In recent weeks, the focus has been on the possibility of a debt-ceiling crisis, causing concerns among investors. While the outcome of the debt-ceiling deliberations in Washington remains uncertain, another topic has captured attention—the potential impact of artificial intelligence on the market.
What you need to know
As the deadline for resolving the debt-ceiling issue draws near, market volatility has intensified with each piece of news coming out of Washington. However, it’s important to note that these debt-ceiling crises are not uncommon, and historically, resolutions have been reached. Although the next few days may be uneasy, it is highly likely that some form of a deal will be reached. While Biden has agreed with the debt-ceiling deal, but still the negotiated deal needs to pass through both the House and the Senate, and there could likely emerge some objections that could still delay the signing until the 5 June.
Looking beyond the debt-ceiling debate, AI has emerged as a significant theme in the market.
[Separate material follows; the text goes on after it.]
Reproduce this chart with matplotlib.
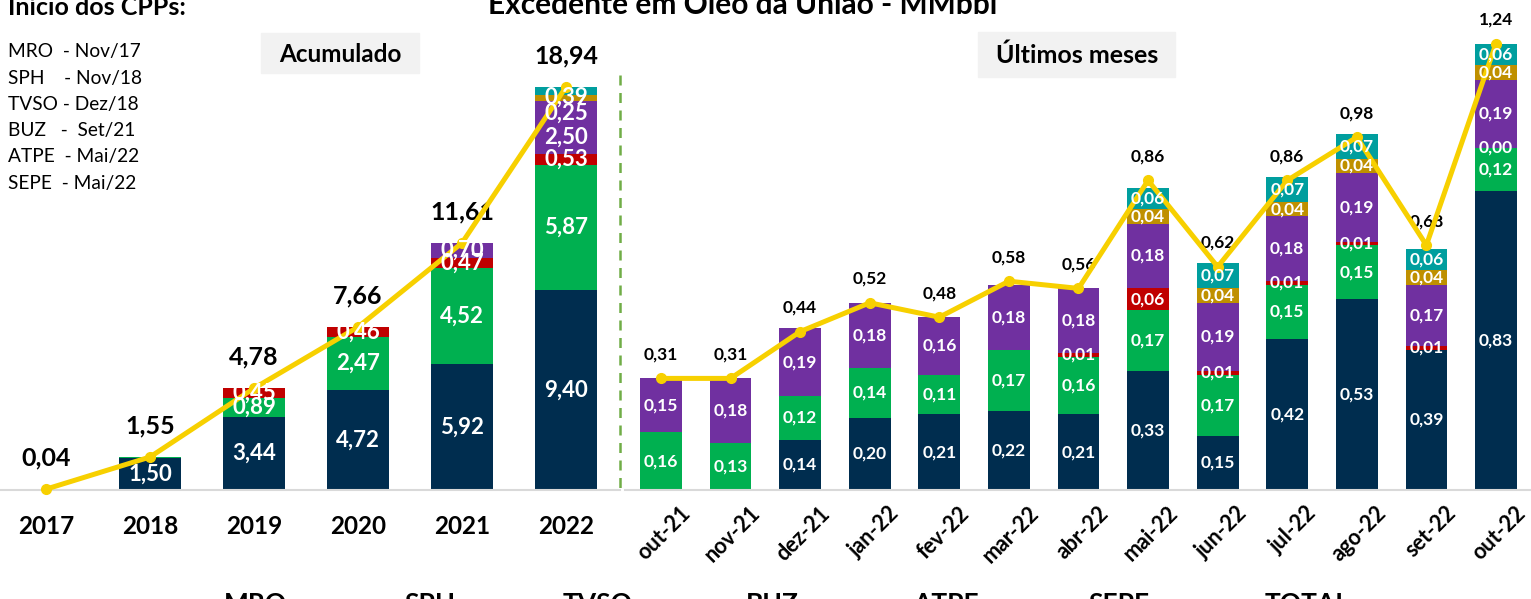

Companies like Nvidia and Microsoft, at the forefront of AI technology, have already witnessed the benefits reflected in their financial performance and stock prices. However, the impact of AI on non-tech companies is still a matter of speculation. And another question remains, which companies will benefit the most from this technological advancement?
Identifying the potential winners among non-tech firms will require time and careful analysis. It is worth considering companies that have successfully embraced past transformative trends such as online selling or cloud-based infrastructure. Factors like forward-thinking management and an experimental organisational culture often contribute to a company’s success.
What’s happening in Singapore
DBS has forecast a Return on Equity of above 17% during its investor presentation last week, with full-year net interest margin to be around 2.05% to 2.1%. It will also focus on two new stategic growth in cross-border, low-value payments as well as through its digital asset ecosystem. DBS expects these two initiatives could hit more than SGD 400m by 2025.
Sea’s 1Q23 net profit of USD88m missed the analyst’s estimates, mainly due to a USD118m goodwill impairment charge. However, Sea will likely generate a net profit this year due to more sustainable reinvestment, effective cost management and the broadening of its digital bank offerings across Southeast Asia.